A cadeia de reservatórios que continuou a ser construída e a inundar cidades se tornou o complexo hidroelétrico de Volga GES — que foi por muitos anos o maior do planeta.

Arquivos secretos divulgados depois do fim do stalinismo mostraram que a construção foi feita principalmente por presos do campo de trabalho forçado de Volzhsky, para onde também foram enviados os moradores da região que se recusaram a se mudar.

As cenas se repetiram pelo território da União Soviética, especialmente após o fim da Segunda Guerra Mundial — que marcou o início da recuperação econômica soviética e também o começo da Guerra Fria.

Alguns dos grandes projetos da URSS, como o Canal do Turcomenistão, nunca foram terminados, mas alguns seguem em pé até hoje.

A hidrelétrica de Kremenchug — cuja construção desabrigou as famílias de Mastrienko e Sliusarenkio — foi inaugurada em 1960.

"Se alguém recusasse, mandavam escavadeiras na data marcada para a partida para demolir as casas", lembra Sliusarenkio. "Não tinha alternativa, ninguém podia questionar nada. Era uma ordem e tinha que ser cumprida."

As inundações

Segundo Sliusarenkio, um ano antes da inundação planejada, as autoridades começaram a visitar as aldeias para avisar que as pessoas deveriam sair e avaliar as casas. O governo pagava um pouco mais pelas casas mais velhas.

Depois as casas foram marcadas nas fachadas: a data em que os seus habitantes deveriam deixá-las era marcada com tinta.

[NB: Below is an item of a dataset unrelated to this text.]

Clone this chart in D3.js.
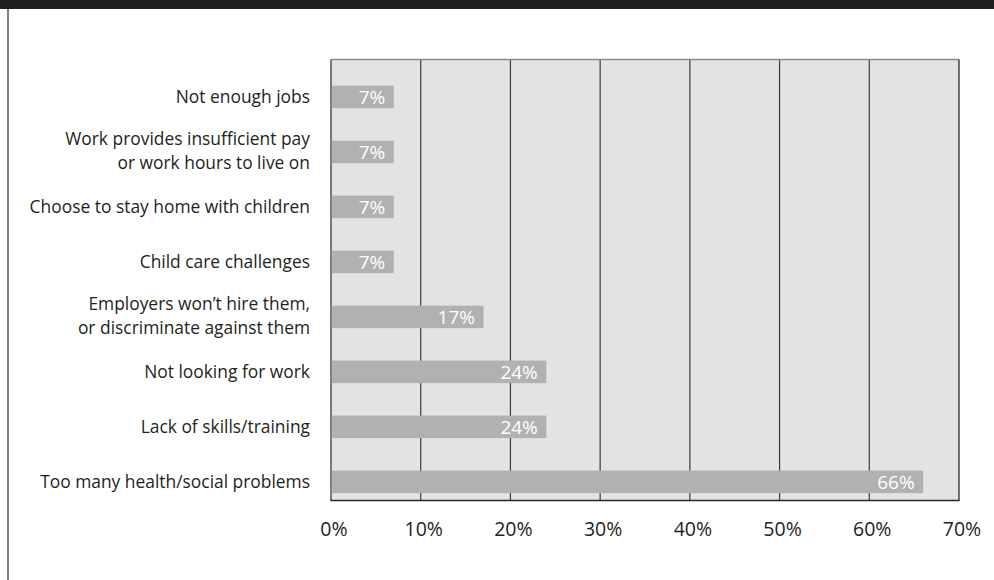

As autoridades forneceram transporte para as famílias, mas o gado teve que ser deslocado a pé, muitas vezes por distâncias de centenas de quilômetros. "Minha esposa teve que fazer todo o trajeto a pé com as vacas", diz Mastrienko.

A igreja de Krokhino foi um dos poucos edifícios que ficam só parcialmente submersos na construção das represas em Volga
A igreja de Krokhino foi um dos poucos edifícios que ficam só parcialmente submersos na construção das represas em Volga
Foto: Nataturka.ru / BBC News Brasil

Sliusarenkio, por sua vez, lembra que os habitantes tiveram a oportunidade de retirar os restos mortais dos cemitérios das cidades que seriam inundadas e realocá-los.

"Se eles não podiam ou não queriam desenterrar seus mortos, eles removiam as cruzes e passavam as escavadeiras para nivelar as abóbadas dos túmulos com o solo, para que os restos mortais não flutuassem quando as sepulturas estivessem debaixo d'água", conta.

A história oficial da Rússia não inclui os nomes das pessoas que se estima que acabaram se afogando porque se recusaram a deixar suas casas antes de serem inundadas.

Boa parte da memória da "Atlântida soviética" e das centenas de cidades e vilas que a formaram se perdeu com a morte das últimas testemunhas daqueles anos e devido ao escasso interesse das autoridades russas em mergulhar em um passado que poderia prejudicar ainda mais a imagem de um líder soviético que o presidente Vladmir Putin admira.

No entanto, com o passar dos anos, as estações e as secas, novos vestígios das aldeias submersas aparecerem esporadicamente na imprensa russa. E novas empresas de turismo fazem excursões em iates e cruzeiros para as "Atlântidas", novos destinos turísticos cheios de nostalgia.